↓↓↓

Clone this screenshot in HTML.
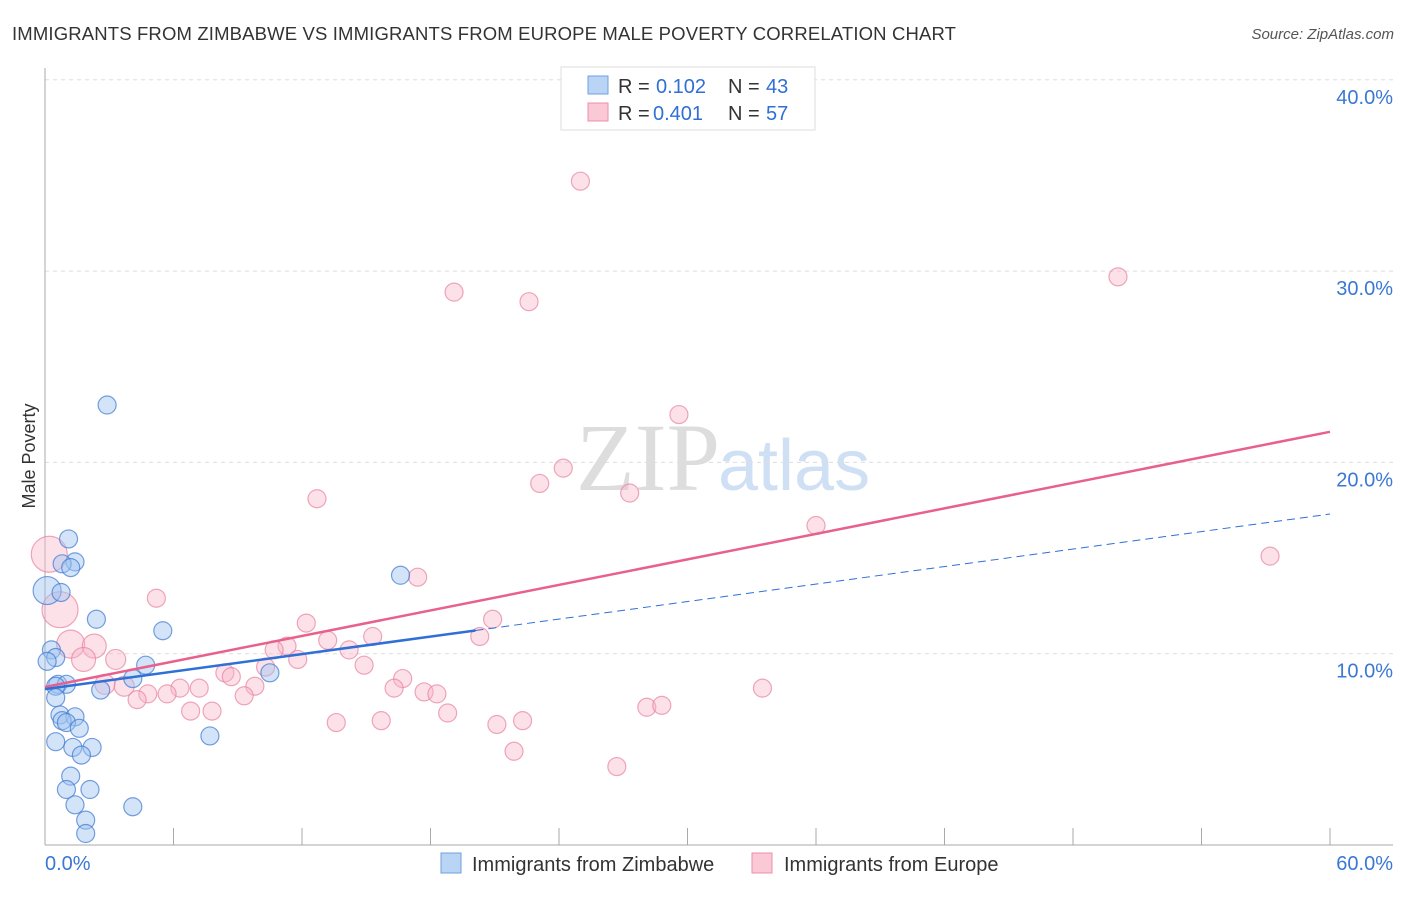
<!DOCTYPE html>
<html><head><meta charset="utf-8"><style>
body{margin:0;background:#fff;font-family:"Liberation Sans",sans-serif}
</style></head><body>
<svg width="1406" height="892" xmlns="http://www.w3.org/2000/svg">
<text x="12" y="40" font-size="18.5" letter-spacing="0.15" fill="#333">IMMIGRANTS FROM ZIMBABWE VS IMMIGRANTS FROM EUROPE MALE POVERTY CORRELATION CHART</text>
<text x="1394" y="39" font-size="15" fill="#555" text-anchor="end" font-style="italic">Source: ZipAtlas.com</text>
<text x="720" y="490" font-size="96" fill="#ddd" text-anchor="end" font-family="Liberation Serif">ZIP</text>
<text x="718" y="490" font-size="72" fill="#cfe0f5">atlas</text>
<g id="grid"></g>
<g id="axes"></g>
<g id="pts"></g>
<g id="lines"></g>
<text x="35" y="456" font-size="18" fill="#333" text-anchor="middle" transform="rotate(-90 35 456)">Male Poverty</text>
<g>
<rect x="561" y="67" width="254" height="63" fill="#fff" stroke="#ddd"/>
<rect x="588" y="76" width="20" height="18" fill="#b9d4f5" stroke="#6fa0e0"/>
<rect x="588" y="103" width="20" height="18" fill="#fbc8d6" stroke="#eb8eaa"/>
<text x="618" y="93" font-size="20" fill="#333">R =</text><text x="656" y="93" font-size="20" fill="#2f6fd6">0.102</text>
<text x="728" y="93" font-size="20" fill="#333">N =</text><text x="766" y="93" font-size="20" fill="#2f6fd6">43</text>
<text x="618" y="120" font-size="20" fill="#333">R =</text><text x="653" y="120" font-size="20" fill="#2f6fd6">0.401</text>
<text x="728" y="120" font-size="20" fill="#333">N =</text><text x="766" y="120" font-size="20" fill="#2f6fd6">57</text>
</g>
<g>
<rect x="441" y="853" width="20" height="20" fill="#b9d4f5" stroke="#6fa0e0"/>
<text x="472" y="871" font-size="20" fill="#333">Immigrants from Zimbabwe</text>
<rect x="752" y="853" width="20" height="20" fill="#fbc8d6" stroke="#eb8eaa"/>
<text x="784" y="871" font-size="20" fill="#333">Immigrants from Europe</text>
</g>
</svg>
<script>
const xTicks=[0,6,12,18,24,30,36,42,48,54,60];
const yTicks=[10,20,30,40];
const yTickLabels=["10.0%","20.0%","30.0%","40.0%"];
const blueX=[2.9,1.1,1.4,0.8,1.2,0.1,0.75,2.4,5.5,16.6,0.3,0.5,0.1,4.7,10.5,4.1,0.6,1.0,0.5,2.6,0.5,0.7,1.4,0.8,1.0,1.6,7.7,0.5,1.3,2.2,1.7,1.2,1.0,2.1,1.4,4.1,1.9,1.9];
const blueY=[23.0,16.0,14.8,14.7,14.5,13.3,13.2,11.8,11.2,14.1,10.2,9.8,9.6,9.4,9.0,8.7,8.4,8.4,8.3,8.1,7.7,6.8,6.7,6.5,6.4,6.1,5.7,5.4,5.1,5.1,4.7,3.6,2.9,2.9,2.1,2.0,1.3,0.6];
const blueR=[9,9,9,9,9,14,9,9,9,9,9,9,9,9,9,9,9,9,9,9,9,9,9,9,9,9,9,9,9,9,9,9,9,9,9,9,9,9];
const pinkX=[25.0,50.1,19.1,22.6,29.6,24.2,23.1,12.7,27.3,36.0,57.2,0.2,0.7,17.4,5.2,20.9,12.2,1.2,2.3,15.3,13.2,20.3,11.3,10.7,14.2,1.8,3.3,11.8,14.9,10.3,8.4,8.7,16.7,2.8,3.7,6.3,7.2,9.8,16.3,33.5,4.8,5.7,17.7,18.3,9.3,4.3,6.8,7.8,18.8,28.1,28.8,13.6,15.7,22.3,21.1,21.9,26.7];
const pinkY=[34.7,29.7,28.9,28.4,22.5,19.7,18.9,18.1,18.4,16.7,15.1,15.2,12.3,14.0,12.9,11.8,11.6,10.5,10.4,10.9,10.7,10.9,10.4,10.2,10.2,9.7,9.7,9.7,9.4,9.3,9.0,8.8,8.7,8.4,8.3,8.2,8.2,8.3,8.2,8.2,7.9,7.9,8.0,7.9,7.8,7.6,7.0,7.0,6.9,7.2,7.3,6.4,6.5,6.5,6.3,4.9,4.1];
const pinkR=[9,9,9,9,9,9,9,9,9,9,9,18,18,9,9,9,9,14,12,9,9,9,9,9,9,12,10,9,9,9,9,9,9,10,10,9,9,9,9,9,9,9,9,9,9,9,9,9,9,9,9,9,9,9,9,9,9];
const pinkLine=[8.26,21.6];
const blueLine=[8.15,17.3];
const blueSolidEnd=20.1;
const X=v=>45+v/60*1285, Y=v=>845-v*19.13;
const NS="http://www.w3.org/2000/svg";
function mk(t,a,p){const e=document.createElementNS(NS,t);for(const k in a)e.setAttribute(k,a[k]);document.getElementById(p).appendChild(e);return e;}
yTicks.forEach((t,i)=>{
const g=mk('line',{x1:45,x2:1393,y1:Y(t),y2:Y(t),stroke:'#ddd','stroke-dasharray':'4,4'},'grid');


const tx=mk('text',{x:1393,y:Y(t)+24,'font-size':20,fill:'#3a78d4','text-anchor':'end'},'axes');
tx.textContent=yTickLabels[i];


});
mk('line',{x1:45,x2:45,y1:68,y2:845,stroke:'#aaa'},'axes');
mk('line',{x1:45,x2:1393,y1:845,y2:845,stroke:'#aaa'},'axes');
xTicks.forEach(t=>{const l=mk('line',{x1:X(t),x2:X(t),y1:828,y2:845,stroke:'#aaa'},'axes');

});
const x0=mk('text',{x:45,y:870,'font-size':20,fill:'#3a78d4'},'axes');x0.textContent='0.0%';


const x1=mk('text',{x:1393,y:870,'font-size':20,fill:'#3a78d4','text-anchor':'end'},'axes');x1.textContent='60.0%';


pinkX.forEach((v,i)=>{const c=mk('circle',{cx:X(v),cy:Y(pinkY[i]),r:pinkR[i],fill:'rgba(248,180,200,0.4)',stroke:'rgba(232,130,160,0.7)','stroke-width':1.2},'pts');

});
blueX.forEach((v,i)=>{const c=mk('circle',{cx:X(v),cy:Y(blueY[i]),r:blueR[i],fill:'rgba(160,195,240,0.45)',stroke:'rgba(60,120,210,0.7)','stroke-width':1.2},'pts');

});
const bAt=x=>blueLine[0]+(blueLine[1]-blueLine[0])*x/60;
let l=mk('line',{x1:X(0),y1:Y(pinkLine[0]),x2:X(60),y2:Y(pinkLine[1]),stroke:'#e8608c','stroke-width':2.5},'lines');


l=mk('line',{x1:X(0),y1:Y(bAt(0)),x2:X(blueSolidEnd),y2:Y(bAt(blueSolidEnd)),stroke:'#2f6fd6','stroke-width':2.5},'lines');


l=mk('line',{x1:X(blueSolidEnd),y1:Y(bAt(blueSolidEnd)),x2:X(60),y2:Y(bAt(60)),stroke:'#2f6fd6','stroke-width':1,'stroke-dasharray':'8,5'},'lines');


</script>
</body></html>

↑↑↑

[To be done]
Do not include the images; transcribe the rest of the listing exactly.

[Answer to this task]
Clone this screenshot in HTML.
<!DOCTYPE html>
<html><head><meta charset="utf-8"><style>
body{margin:0;background:#fff;font-family:"Liberation Sans",sans-serif}
</style></head><body>
<svg width="1406" height="892" xmlns="http://www.w3.org/2000/svg">
<text x="12" y="40" font-size="18.5" letter-spacing="0.15" fill="#333">IMMIGRANTS FROM ZIMBABWE VS IMMIGRANTS FROM EUROPE MALE POVERTY CORRELATION CHART</text>
<text x="1394" y="39" font-size="15" fill="#555" text-anchor="end" font-style="italic">Source: ZipAtlas.com</text>
<text x="720" y="490" font-size="96" fill="#ddd" text-anchor="end" font-family="Liberation Serif">ZIP</text>
<text x="718" y="490" font-size="72" fill="#cfe0f5">atlas</text>
<g id="grid"></g>
<g id="axes"></g>
<g id="pts"></g>
<g id="lines"></g>
<text x="35" y="456" font-size="18" fill="#333" text-anchor="middle" transform="rotate(-90 35 456)">Male Poverty</text>
<g>
<rect x="561" y="67" width="254" height="63" fill="#fff" stroke="#ddd"/>
<rect x="588" y="76" width="20" height="18" fill="#b9d4f5" stroke="#6fa0e0"/>
<rect x="588" y="103" width="20" height="18" fill="#fbc8d6" stroke="#eb8eaa"/>
<text x="618" y="93" font-size="20" fill="#333">R =</text><text x="656" y="93" font-size="20" fill="#2f6fd6">0.102</text>
<text x="728" y="93" font-size="20" fill="#333">N =</text><text x="766" y="93" font-size="20" fill="#2f6fd6">43</text>
<text x="618" y="120" font-size="20" fill="#333">R =</text><text x="653" y="120" font-size="20" fill="#2f6fd6">0.401</text>
<text x="728" y="120" font-size="20" fill="#333">N =</text><text x="766" y="120" font-size="20" fill="#2f6fd6">57</text>
</g>
<g>
<rect x="441" y="853" width="20" height="20" fill="#b9d4f5" stroke="#6fa0e0"/>
<text x="472" y="871" font-size="20" fill="#333">Immigrants from Zimbabwe</text>
<rect x="752" y="853" width="20" height="20" fill="#fbc8d6" stroke="#eb8eaa"/>
<text x="784" y="871" font-size="20" fill="#333">Immigrants from Europe</text>
</g>
</svg>
<script>
const xTicks=[0,6,12,18,24,30,36,42,48,54,60];
const yTicks=[10,20,30,40];
const yTickLabels=["10.0%","20.0%","30.0%","40.0%"];
const blueX=[2.9,1.1,1.4,0.8,1.2,0.1,0.75,2.4,5.5,16.6,0.3,0.5,0.1,4.7,10.5,4.1,0.6,1.0,0.5,2.6,0.5,0.7,1.4,0.8,1.0,1.6,7.7,0.5,1.3,2.2,1.7,1.2,1.0,2.1,1.4,4.1,1.9,1.9];
const blueY=[23.0,16.0,14.8,14.7,14.5,13.3,13.2,11.8,11.2,14.1,10.2,9.8,9.6,9.4,9.0,8.7,8.4,8.4,8.3,8.1,7.7,6.8,6.7,6.5,6.4,6.1,5.7,5.4,5.1,5.1,4.7,3.6,2.9,2.9,2.1,2.0,1.3,0.6];
const blueR=[9,9,9,9,9,14,9,9,9,9,9,9,9,9,9,9,9,9,9,9,9,9,9,9,9,9,9,9,9,9,9,9,9,9,9,9,9,9];
const pinkX=[25.0,50.1,19.1,22.6,29.6,24.2,23.1,12.7,27.3,36.0,57.2,0.2,0.7,17.4,5.2,20.9,12.2,1.2,2.3,15.3,13.2,20.3,11.3,10.7,14.2,1.8,3.3,11.8,14.9,10.3,8.4,8.7,16.7,2.8,3.7,6.3,7.2,9.8,16.3,33.5,4.8,5.7,17.7,18.3,9.3,4.3,6.8,7.8,18.8,28.1,28.8,13.6,15.7,22.3,21.1,21.9,26.7];
const pinkY=[34.7,29.7,28.9,28.4,22.5,19.7,18.9,18.1,18.4,16.7,15.1,15.2,12.3,14.0,12.9,11.8,11.6,10.5,10.4,10.9,10.7,10.9,10.4,10.2,10.2,9.7,9.7,9.7,9.4,9.3,9.0,8.8,8.7,8.4,8.3,8.2,8.2,8.3,8.2,8.2,7.9,7.9,8.0,7.9,7.8,7.6,7.0,7.0,6.9,7.2,7.3,6.4,6.5,6.5,6.3,4.9,4.1];
const pinkR=[9,9,9,9,9,9,9,9,9,9,9,18,18,9,9,9,9,14,12,9,9,9,9,9,9,12,10,9,9,9,9,9,9,10,10,9,9,9,9,9,9,9,9,9,9,9,9,9,9,9,9,9,9,9,9,9,9];
const pinkLine=[8.26,21.6];
const blueLine=[8.15,17.3];
const blueSolidEnd=20.1;
const X=v=>45+v/60*1285, Y=v=>845-v*19.13;
const NS="http://www.w3.org/2000/svg";
function mk(t,a,p){const e=document.createElementNS(NS,t);for(const k in a)e.setAttribute(k,a[k]);document.getElementById(p).appendChild(e);return e;}
yTicks.forEach((t,i)=>{
const g=mk('line',{x1:45,x2:1393,y1:Y(t),y2:Y(t),stroke:'#ddd','stroke-dasharray':'4,4'},'grid');


const tx=mk('text',{x:1393,y:Y(t)+24,'font-size':20,fill:'#3a78d4','text-anchor':'end'},'axes');
tx.textContent=yTickLabels[i];


});
mk('line',{x1:45,x2:45,y1:68,y2:845,stroke:'#aaa'},'axes');
mk('line',{x1:45,x2:1393,y1:845,y2:845,stroke:'#aaa'},'axes');
xTicks.forEach(t=>{const l=mk('line',{x1:X(t),x2:X(t),y1:828,y2:845,stroke:'#aaa'},'axes');

});
const x0=mk('text',{x:45,y:870,'font-size':20,fill:'#3a78d4'},'axes');x0.textContent='0.0%';


const x1=mk('text',{x:1393,y:870,'font-size':20,fill:'#3a78d4','text-anchor':'end'},'axes');x1.textContent='60.0%';


pinkX.forEach((v,i)=>{const c=mk('circle',{cx:X(v),cy:Y(pinkY[i]),r:pinkR[i],fill:'rgba(248,180,200,0.4)',stroke:'rgba(232,130,160,0.7)','stroke-width':1.2},'pts');

});
blueX.forEach((v,i)=>{const c=mk('circle',{cx:X(v),cy:Y(blueY[i]),r:blueR[i],fill:'rgba(160,195,240,0.45)',stroke:'rgba(60,120,210,0.7)','stroke-width':1.2},'pts');

});
const bAt=x=>blueLine[0]+(blueLine[1]-blueLine[0])*x/60;
let l=mk('line',{x1:X(0),y1:Y(pinkLine[0]),x2:X(60),y2:Y(pinkLine[1]),stroke:'#e8608c','stroke-width':2.5},'lines');


l=mk('line',{x1:X(0),y1:Y(bAt(0)),x2:X(blueSolidEnd),y2:Y(bAt(blueSolidEnd)),stroke:'#2f6fd6','stroke-width':2.5},'lines');


l=mk('line',{x1:X(blueSolidEnd),y1:Y(bAt(blueSolidEnd)),x2:X(60),y2:Y(bAt(60)),stroke:'#2f6fd6','stroke-width':1,'stroke-dasharray':'8,5'},'lines');


</script>
</body></html>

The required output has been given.